I read a fascinating discussion on LinkedIn. As with many discussions, there were many aspects I thought were enlightening, some I agreed with, many I disagreed with.
But the post started with statements around “Buyers only engage with sellers after 80% of the buying process is done.” “Buyers don’t want to talk to sellers.”
The ensuing discussion suggested we needed to focus on “Buyer Enablement.” People chimed in with lots of ideas and solutions, “Isn’t marketing’s job buyer enablement,” was the opinion of many. Many, including the author suggested the establishment of a “Buyer Enablement” function. It would become the job of people in this function to focus on buyer enablement. Though it was unclear to me about what sales people do as a result.
The most interesting comment in the discussion about putting Buyer Enablement organizations was the following:
“…..the most important component of the new strategy – the introduction of new job titles and terms! I think I speak for everyone on the internet when I say that we can safely attribute 80% of our future success to the new job titles.”
I couldn’t stop laughing at the comment, recognizing how true it has become.
It seems the way we solve customer engagement problems, the way we address the fact that customers don’t want to talk to sellers, is to invent new functions and organizational structures. Somehow a Buyer Enablement specialist pitching our products/solutions is better than a salesperson doing the same.
Most of the discussion, whether creating a new function within our GTM organizations focused on where to locate the buyer enablement function. What seemed missing from the discussion was anything around, “Isn’t everyone in the organization responsible for buyer enablement? Isn’t everyone involved in helping find, develop, and support customers?”
While decades old, Peter Drucker’s insight continues to resonate, “The purpose of a business is to create a customer.”
Whether it’s developing offerings that resonate with customers, helping them address their business challenges;
Or building high quality offerings and delivering high quality services;
Or supporting and serving the customer through their use of what they’ve bought, creating customers for life;
Or attracting and engaging customers, helping them in their buying experience.
Even support organizations like Finance, HR, Legal, Operations, Supply Chain all play roles in enabling our buyers.
Trying to isolate buyer enablement to a specific function or job titles seems misplaced in the context of what Drucker has taught us. It has the potential of increasing organizational confusion and costs, rather than focusing our buyer enablement execution.

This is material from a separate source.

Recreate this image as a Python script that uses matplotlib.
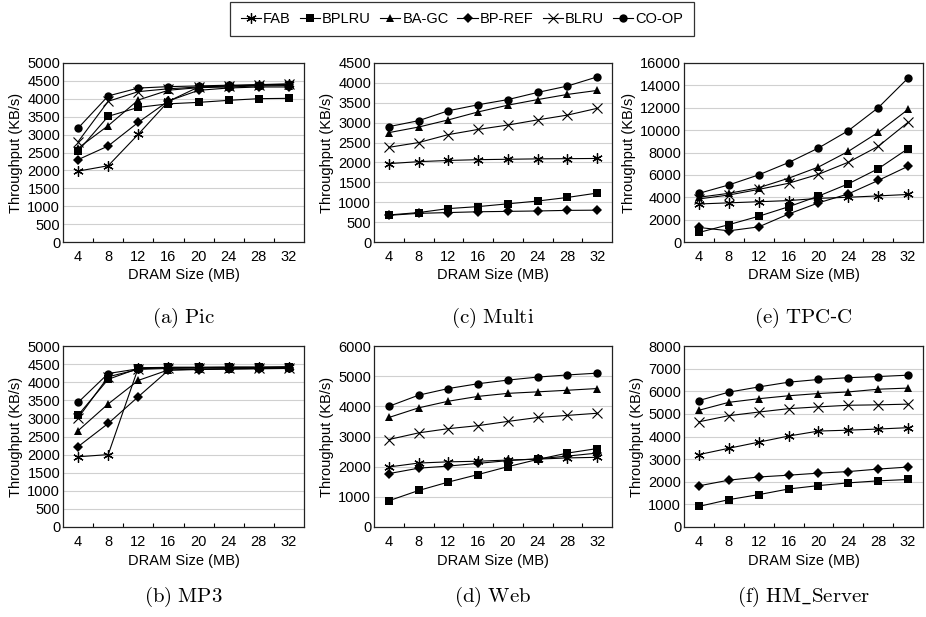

Aligning the entire organization around buyer enablement, helping each function, each person identify how they and their role contribute to that. Assuring that we present a consistent face to the customer, whatever their touch point might be, is critical to building confidence with our customers.
When a customer doesn’t see a certain function contributing to what they are trying to achieve, rather than inventing a new organizational function to support that is wrong. Instead we need to see what we need to change about how the function does its work, to create value with the customer. State more crassly, if customer don’t see sales people creating value in their buying process, rather than making another part of the organization responsible, we should look at how we change what sellers do to create the value customer need, deserve and expect.
Buyer enablement doesn’t sit in a function or a few job titles. It is the job of everyone in the organization.
Patrick Spencer says
I agree with your comments, if you believe you need to have a Buyer Enablement program . . . fire your salespeople and start over and find ones that are willing to engage the client appropriately with insight and a problem resolution attitude and that should at least get you started, lol. My sales organization is not perfect and we work daily to improve, but I know the connection and engagement with the client starts with them once contact has been made.